RECORD EXCERPTS:
☆ ☆ ☆ ☆

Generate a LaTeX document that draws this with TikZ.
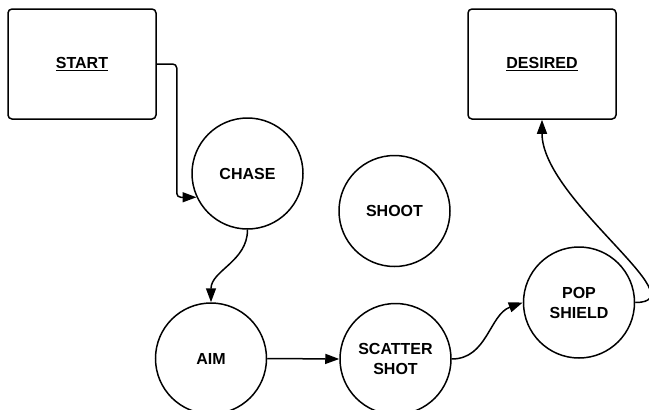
\documentclass[tikz,border=0pt]{standalone}
\usepackage{fontspec}
\setmainfont{Liberation Sans}
\usetikzlibrary{arrows.meta}
\begin{document}
\begin{tikzpicture}[x=1pt,y=1pt,
  box/.style={draw, line width=1.5pt, rounded corners=4pt, minimum width=148pt, minimum height=110pt, inner sep=0pt,
    font=\bfseries\fontsize{16}{20}\selectfont},
  state/.style={draw, circle, line width=1.5pt, minimum size=111pt, inner sep=0pt, align=center,
    font=\bfseries\fontsize{16}{20}\selectfont},
  arr/.style={line width=1.5pt, -{Triangle[length=14pt,width=10pt]}}]
\useasboundingbox (0,0) rectangle (649,-410);
\node[box] (start) at (82,-64) {\underline{START}};
\node[box] (desired) at (542,-64) {\underline{DESIRED}};
\node[state] (chase) at (247.5,-173.5) {CHASE};
\node[state] (shoot) at (394.5,-211) {SHOOT};
\node[state] (aim) at (211,-358.5) {AIM};
\node[state] (scatter) at (395.5,-359) {SCATTER\\SHOT};
\node[state] (pop) at (579,-302.5) {POP\\SHIELD};
\draw[arr, rounded corners=4pt] (start.east) -- ++(20,0) |- (chase.205);
\draw[arr] (chase.south) to[out=-90,in=90] (aim.north);
\draw[arr] (aim.east) -- (scatter.west);
\draw[arr] (scatter.east) to[out=0,in=200] (pop.west);
\draw[arr] (pop.east) .. controls +(65,0) and +(0,-80) .. (desired.south);
\end{tikzpicture}
\end{document}
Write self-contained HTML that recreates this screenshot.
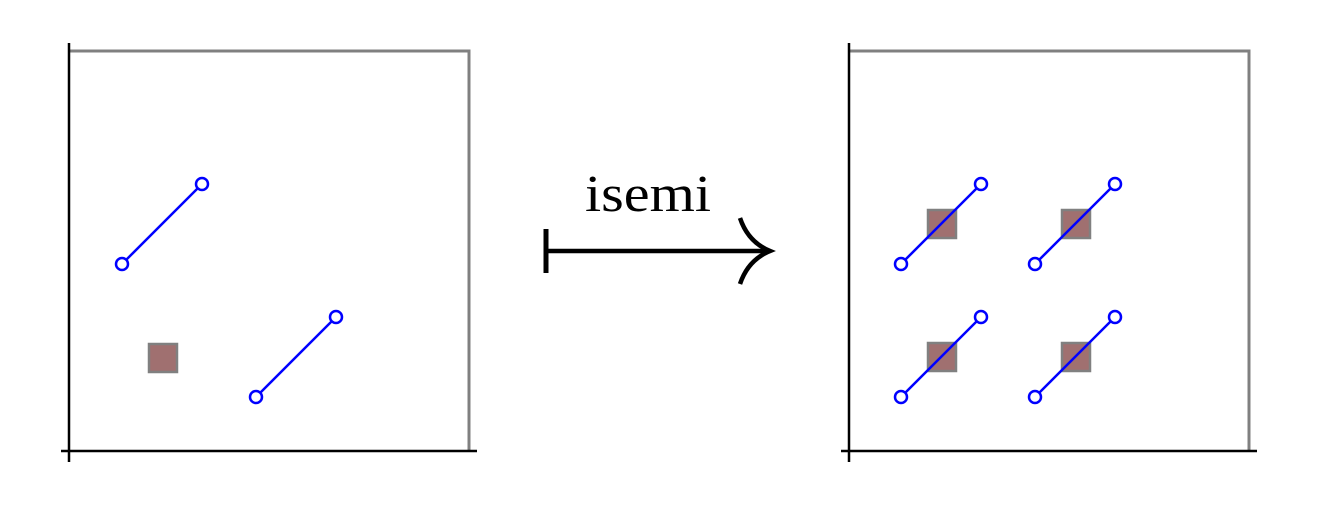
<!DOCTYPE html>
<html><head><style>body{margin:0;background:#fff}</style></head><body>
<svg width="1318" height="518" xmlns="http://www.w3.org/2000/svg">
<g id="L">
<polyline points="69,51 469,51 469,451" fill="none" stroke="#808080" stroke-width="3"/>
<line x1="69" y1="43" x2="69" y2="462" stroke="#000" stroke-width="2.5"/>
<line x1="61" y1="451" x2="477" y2="451" stroke="#000" stroke-width="2.5"/>
</g>
<rect x="149" y="344" width="28" height="28" fill="#a07070" stroke="#808080" stroke-width="2.5"/>
<g stroke="#0000ff" stroke-width="2.5" fill="#fff">
<line x1="122" y1="264" x2="202" y2="184"/><circle cx="122" cy="264" r="6"/><circle cx="202" cy="184" r="6"/>
<line x1="256" y1="397" x2="336" y2="317"/><circle cx="256" cy="397" r="6"/><circle cx="336" cy="317" r="6"/>
</g>
<use href="#L" transform="translate(780,0)"/>
<g fill="#a07070" stroke="#808080" stroke-width="2.5">
<rect x="928" y="210" width="28" height="28"/><rect x="1062" y="210" width="28" height="28"/>
<rect x="928" y="343" width="28" height="28"/><rect x="1062" y="343" width="28" height="28"/>
</g>
<g stroke="#0000ff" stroke-width="2.5" fill="#fff">
<line x1="901" y1="264" x2="981" y2="184"/><circle cx="901" cy="264" r="6"/><circle cx="981" cy="184" r="6"/>
<line x1="1035" y1="264" x2="1115" y2="184"/><circle cx="1035" cy="264" r="6"/><circle cx="1115" cy="184" r="6"/>
<line x1="901" y1="397" x2="981" y2="317"/><circle cx="901" cy="397" r="6"/><circle cx="981" cy="317" r="6"/>
<line x1="1035" y1="397" x2="1115" y2="317"/><circle cx="1035" cy="397" r="6"/><circle cx="1115" cy="317" r="6"/>
</g>
<line x1="546" y1="229" x2="546" y2="273" stroke="#000" stroke-width="5"/>
<line x1="546" y1="251" x2="766" y2="251" stroke="#000" stroke-width="4.5"/>
<path d="M740,218 Q748,242 770,251 Q748,260 740,284" fill="none" stroke="#000" stroke-width="4.5"/>
<text x="648" y="211" font-family="Liberation Serif, serif" font-size="52" text-anchor="middle" textLength="126" lengthAdjust="spacingAndGlyphs">isemi</text>
</svg>
</body></html>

☆ ☆ ☆ ☆

STATED GOAL: Show each line holding the word "that".

REPLY TO THE EXERCISE:
Generate a LaTeX document that draws this with TikZ.
Write self-contained HTML that recreates this screenshot.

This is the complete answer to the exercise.